At this rate, posting net losses in 2013 of US dollar
92 million, Ksh. 6.36 billion in 2014/2015 and Ksh 26.2 billion 2015/2016
consecutively makes the airliner a “shame of Africa”, hence a telling
observation.
Besides the wording “The Pride Of Africa”, what comes
to the mindset when you read the words or hear them mentioned, is success of
the airliner. However, the net losses paint the corporate entity in bad light,
coupled with staff threats of strike, perhaps due to mismanagement.
As a testament to the fact that matters were not good
at the airliner, the pilots humbled the operations of the KQ planes and threw
the travel arrangements of the passengers in disarray.
Thanks to the government’s quick intervensionary
measures and the exigencies of the moment that ensured the resumption of
flights, amid inconveniencies caused to passengers, same of whom, had to wait
for hours on end before their travelling was facilitated.

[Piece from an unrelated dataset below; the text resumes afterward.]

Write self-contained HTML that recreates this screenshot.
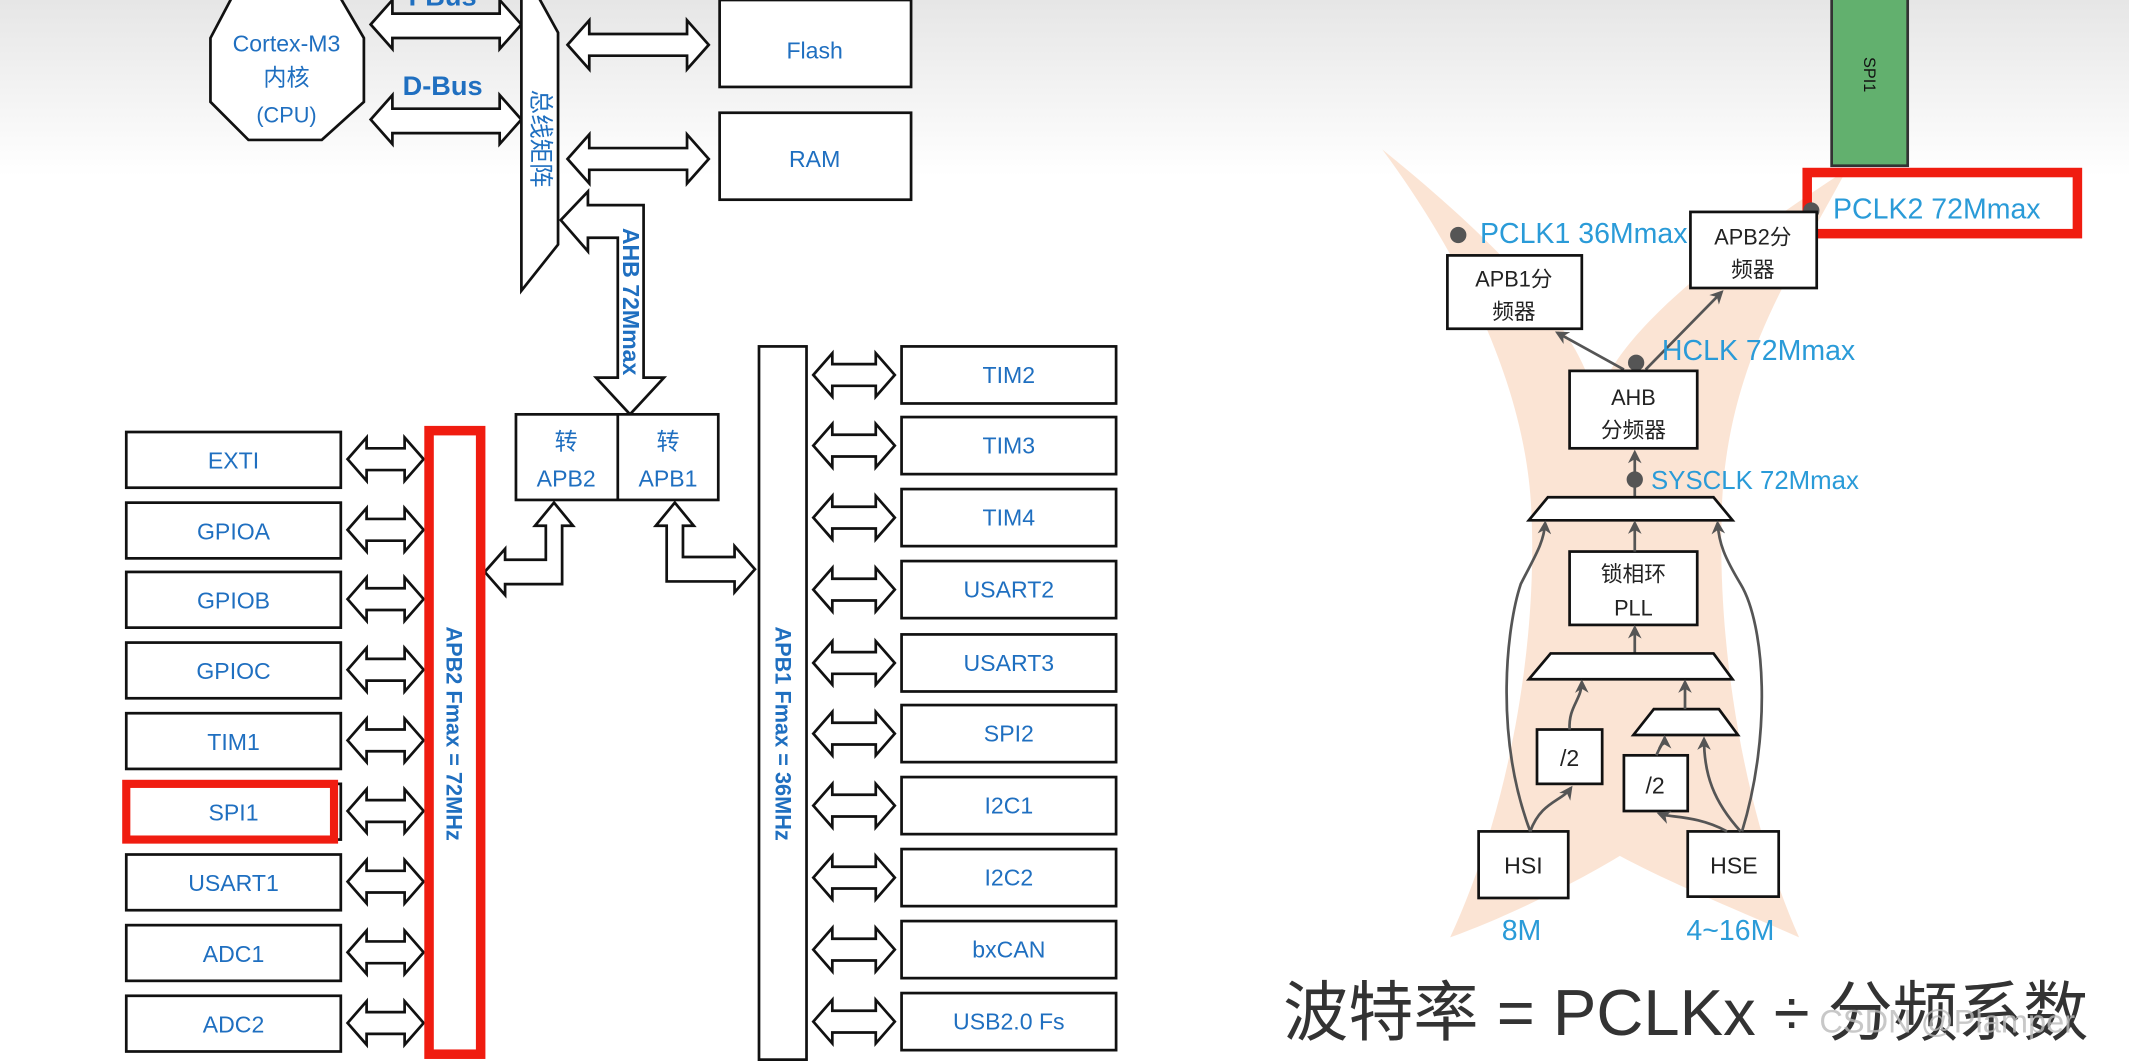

The appointment of Mr. Michael Joseph could not have
come at a better time. As the chief executive officer, he turned around
the fortunes of Safaricom making it one of the best corporate entity in terms
of business in Africa.
It’s hopeful that Kenya Airways airliner is going to
benefit from Mr. Joseph’s resourcefulness, innovation, skills and strategic
thinking to objectively lift up the flagging fortunes of once successful
airliner in Africa.
If Mr. Joseph did it with the Safaricom, while at the
helm, why not at KQ? Obviously there is no obstacle for him to accomplish the
same feat at KQ.
We must take cognizance of the importance of labour as
a resourceful element at any organization. Labour refers to a pool of human
skills. For the new chairman to succeed at KQ, he needs the co-operation,
commitment, discipline and good work ethics from the diverse human skills at
KQ.
It will be foolhardy to imagine that the new chair at
KQ could unilaterally achieve the much needed success without the input of
these human skills.
Kenya airways airliner faces stiff competition from
other airliners in Africa. In order to compete with them as a level playing
field, the new chairman faces a challenge. He needs to get some information on
their competitors, as it will behoove him to brainstorm on their strength,
weakness and services they offer.
In summation, it’s sincerely hopeful that Mr. Joseph would use his capacity as the chairman, to help stem the tide of losses by ensuring that finances are managed prudently, staff welfare is given priority, and marketing and business is directed accordingly. Success here, depends on how this man at the helm juggles variety of skills and injecting efficiency as work.